Mais Karine Giébel y ajoute clairement une « patte spécifique » : non seulement ses personnages sont bien souvent ambivalents (les prédateurs pouvant se muer en proie, les mauvaises personnes avoir leur faille, et les situations se retourner), mais chez elle peu de traces de vrais héros récurrents. Chaque histoire explore d’autres portraits psychologiques, d’autres (sombres) parcours de chutes, prévues ou imprévues.
Un art consommé du huis clos
Comme Stephen King dans l’un de ses chefs-d’œuvre, Misery, Giébel brille par son art de mettre en scène un nombre limité de personnages dans un lieu clos et de donner à voir les mécanismes de la violence et des interactions d’individus poussés dans leur retranchement.
Il n’est pas étonnant que l’univers carcéral soit si présent dans ses œuvres (Meurtres pour rédemption, Les Morsures de l’ombre, Purgatoire des innocents, Toutes blessent la dernière tue…) que la prison soit officielle, « privative » ou mentale : cela semble son univers de prédilection pour décrire des personnages jamais innocents mais qui ne peuvent jamais se définir par ce seul qualificatif.

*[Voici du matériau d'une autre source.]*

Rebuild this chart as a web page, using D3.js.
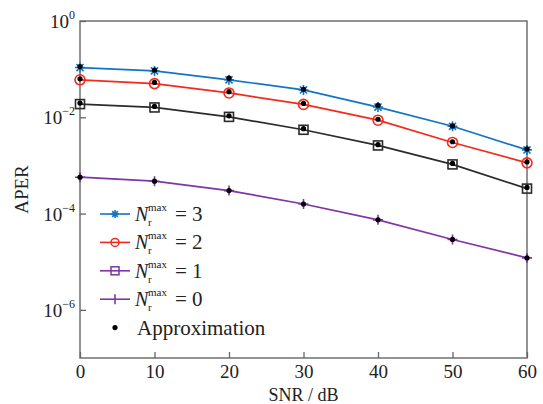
<!DOCTYPE html>
<html>
<head>
<meta charset="utf-8">
<script src="https://cdn.jsdelivr.net/npm/d3@7"></script>
<style>
  body { margin: 0; background: #fff; }
  text { font-family: "Liberation Serif", "Times New Roman", serif; fill: #222; }
</style>
</head>
<body>
<svg id="chart" width="543" height="404"></svg>
<script>
// data
const snr = [0, 10, 20, 30, 40, 50, 60];
const nr3 = [0.108, 0.092, 0.060, 0.037, 0.0163, 0.0065, 0.0021];
const nr2 = [0.060, 0.050, 0.032, 0.0185, 0.0087, 0.0030, 0.00113];
const nr1 = [0.0188, 0.016, 0.0102, 0.0055, 0.0026, 0.00105, 0.00033];
const nr0 = [5.7e-4, 4.7e-4, 3.0e-4, 1.58e-4, 7.4e-5, 2.9e-5, 1.2e-5];
const ap3 = [0.113, 0.096, 0.065, 0.038, 0.0178, 0.0066, 0.0022];
const ap2 = [0.063, 0.053, 0.034, 0.0194, 0.0091, 0.0031, 0.00118];
const ap1 = [0.0197, 0.0168, 0.0107, 0.0058, 0.0027, 0.0011, 0.00035];
const ap0 = [5.7e-4, 4.7e-4, 3.0e-4, 1.58e-4, 7.4e-5, 2.9e-5, 1.2e-5];
const xTicks = [0, 10, 20, 30, 40, 50, 60];
const yTickExp = [0, -2, -4, -6];
const legendVals = [3, 2, 1, 0];

const svg = d3.select("#chart");
const m = {left: 80, right: 16, top: 21, bottom: 46};
const W = 543, H = 404;

const x = d3.scaleLinear().domain([0, 60]).range([m.left, W - m.right]);
const y = d3.scaleLog().domain([1e-7, 1]).range([H - m.bottom, m.top]);

const axisColor = "#666";

// frame: left + bottom axis with inner ticks, top and right plain lines
svg.append("rect")
  .attr("x", x(0)).attr("y", y(1))
  .attr("width", x(60) - x(0)).attr("height", y(1e-7) - y(1))
  .attr("fill", "none").attr("stroke", axisColor).attr("stroke-width", 1.4);

const gx = svg.append("g").attr("transform", `translate(0,${y(1e-7)})`)
  .call(d3.axisBottom(x).tickValues(xTicks).tickSizeInner(-6).tickSizeOuter(0).tickPadding(7));
gx.select(".domain").remove();
gx.selectAll("line").attr("stroke", axisColor).attr("stroke-width", 1.3);
gx.selectAll("text").attr("font-size", 19).attr("fill", "#222")
  .style("font-family", '"Liberation Serif", serif');

const gy = svg.append("g").attr("transform", `translate(${x(0)},0)`)
  .call(d3.axisLeft(y).tickValues(yTickExp.map(e => Math.pow(10, e))).tickSizeInner(-6).tickSizeOuter(0).tickFormat(""));
gy.select(".domain").remove();
gy.selectAll("line").attr("stroke", axisColor).attr("stroke-width", 1.3);

// y tick labels with superscript exponents
yTickExp.forEach(e => {
  const t = svg.append("text")
    .attr("x", 75).attr("y", y(Math.pow(10, e)) + 7)
    .attr("text-anchor", "end").attr("font-size", 19);
  t.append("tspan").text("10");
  t.append("tspan").attr("dy", -9).attr("font-size", 12)
    .text(e === 0 ? "0" : "\u2212" + Math.abs(e));
});

// axis titles
svg.append("text")
  .attr("x", (x(0) + x(60)) / 2).attr("y", 401)
  .attr("text-anchor", "middle").attr("font-size", 18)
  .text("SNR / dB");
svg.append("text")
  .attr("transform", `translate(28,${(y(1) + y(1e-7)) / 2}) rotate(-90)`)
  .attr("text-anchor", "middle").attr("font-size", 19)
  .text("APER");

// markers
const star = d3.symbol().type({
  draw(ctx, size) {
    const r = Math.sqrt(size) / 2;
    for (let k = 0; k < 4; k++) {
      const a = k * Math.PI / 4;
      ctx.moveTo(-r * Math.cos(a), -r * Math.sin(a));
      ctx.lineTo(r * Math.cos(a), r * Math.sin(a));
    }
  }
}).size(100);
const plus = d3.symbol().type({
  draw(ctx, size) {
    const r = Math.sqrt(size) / 2;
    ctx.moveTo(-r, 0); ctx.lineTo(r, 0);
    ctx.moveTo(0, -r); ctx.lineTo(0, r);
  }
}).size(100);

function drawMarker(g, kind, color) {
  if (kind === "star") {
    g.append("path").attr("d", star()).attr("stroke", color).attr("stroke-width", 1.6).attr("fill", "none");
  } else if (kind === "circle") {
    g.append("circle").attr("r", 5).attr("stroke", color).attr("stroke-width", 1.6).attr("fill", "none");
  } else if (kind === "square") {
    g.append("rect").attr("x", -4.5).attr("y", -4.5).attr("width", 9).attr("height", 9)
      .attr("stroke", color).attr("stroke-width", 1.6).attr("fill", "none");
  } else if (kind === "plus") {
    g.append("path").attr("d", plus()).attr("stroke", color).attr("stroke-width", 1.6).attr("fill", "none");
  }
}

const series = [
  {vals: nr3, ap: ap3, color: "#1374c4", marker: "star"},
  {vals: nr2, ap: ap2, color: "#f42a1e", marker: "circle"},
  {vals: nr1, ap: ap1, color: "#2b2b2b", marker: "square"},
  {vals: nr0, ap: ap0, color: "#7e35a6", marker: "plus"}
];

const line = d3.line().x(d => x(d[0])).y(d => y(d[1]));

series.forEach(s => {
  const pts = snr.map((v, i) => [v, s.vals[i]]);
  svg.append("path").datum(pts).attr("d", line)
    .attr("fill", "none").attr("stroke", s.color).attr("stroke-width", 1.7);
  pts.forEach(p => {
    const g = svg.append("g").attr("transform", `translate(${x(p[0])},${y(p[1])})`);
    drawMarker(g, s.marker, s.color);
  });
});

// approximation dots
series.forEach(s => {
  svg.selectAll(null).data(snr.map((v, i) => [v, s.ap[i]])).enter()
    .append("circle")
    .attr("cx", d => x(d[0])).attr("cy", d => y(d[1]))
    .attr("r", 2.6).attr("fill", "#000");
});

// legend
const legendColors = ["#1374c4", "#f42a1e", "#7e35a6", "#7e35a6"];
const legendMarkers = ["star", "circle", "square", "vbar"];
const lx = 100, ly0 = 214, dy = 28.4;
legendVals.forEach((v, i) => {
  const yy = ly0 + i * dy;
  const c = legendColors[i];
  svg.append("line").attr("x1", lx).attr("x2", lx + 30).attr("y1", yy).attr("y2", yy)
    .attr("stroke", c).attr("stroke-width", 1.6);
  const g = svg.append("g").attr("transform", `translate(${lx + 15},${yy})`);
  if (legendMarkers[i] === "vbar") {
    g.append("line").attr("y1", -5).attr("y2", 5).attr("stroke", c).attr("stroke-width", 1.6);
  } else if (legendMarkers[i] === "star") {
    g.append("path").attr("d", star.size(64)()).attr("stroke", c).attr("stroke-width", 1.6).attr("fill", "none");
  } else if (legendMarkers[i] === "circle") {
    g.append("circle").attr("r", 4).attr("stroke", c).attr("stroke-width", 1.5).attr("fill", "none");
  } else {
    g.append("rect").attr("x", -4).attr("y", -4).attr("width", 8).attr("height", 8)
      .attr("stroke", c).attr("stroke-width", 1.5).attr("fill", "none");
  }
  svg.append("text").attr("x", lx + 35).attr("y", yy + 7).attr("font-size", 20)
    .attr("font-style", "italic").text("N");
  svg.append("text").attr("x", lx + 48).attr("y", yy - 3).attr("font-size", 11).text("max");
  svg.append("text").attr("x", lx + 48).attr("y", yy + 12).attr("font-size", 11).text("r");
  svg.append("text").attr("x", lx + 75).attr("y", yy + 7).attr("font-size", 21).text("= " + v);
});
{
  const yy = ly0 + 4 * dy;
  svg.append("circle").attr("cx", lx + 15).attr("cy", yy).attr("r", 2.6).attr("fill", "#000");
  svg.append("text").attr("x", lx + 37).attr("y", yy + 7).attr("font-size", 21).text("Approximation");
}
</script>
</body>
</html>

Comme en écho à cette fascination pour l’enfermement et l’ambivalence (avérée ou supposée) de ses personnages, il n’est guère surprenant que le mot « ombre » prenne une place si forte dans ses récits, notamment dans ces titres ; Karine Giébel aime à mettre en lumière la face cachée d’hommes et de femmes profondément abîmés par la vie et qui n’ont assurément pas fini de toucher le fond.
Des personnages inoubliables, un sens aigu du thriller.
Car c’est bien ce dernier point qu’on a envie de retenir des écrits de Giébel : qu’elle décrive une taularde laissé pour compte par la vie, une arriviste insupportable, un taulard qui tente un dernier coup, une justicière autoproclamée, une esclave des temps modernes, des figures d’autorité (flics, gardiens de prison) mis sur le grill, ses personnages sont souvent inoubliables. Qu’on entre en empathie, qu’on les déteste pour leurs qualités ou leur défaut, on passe comme eux d’un sentiment à l’autre, de pensées coupables en angélisme malsain.
Son sens consommé du thriller, au sens premier du terme, à savoir « faire frissonner », de peur, de dégoût ou d’empathie, cette « course poursuite » émotionnelle tout au long du récit font de la majorité de ses romans des œuvres marquantes, coup de poing, qui ne laissent pas ses lecteurs indemnes. Le genre de lectures qui amènent nécessairement un temps de « digestion » avant de passer à d’autres. Pour notre plus grand plaisir.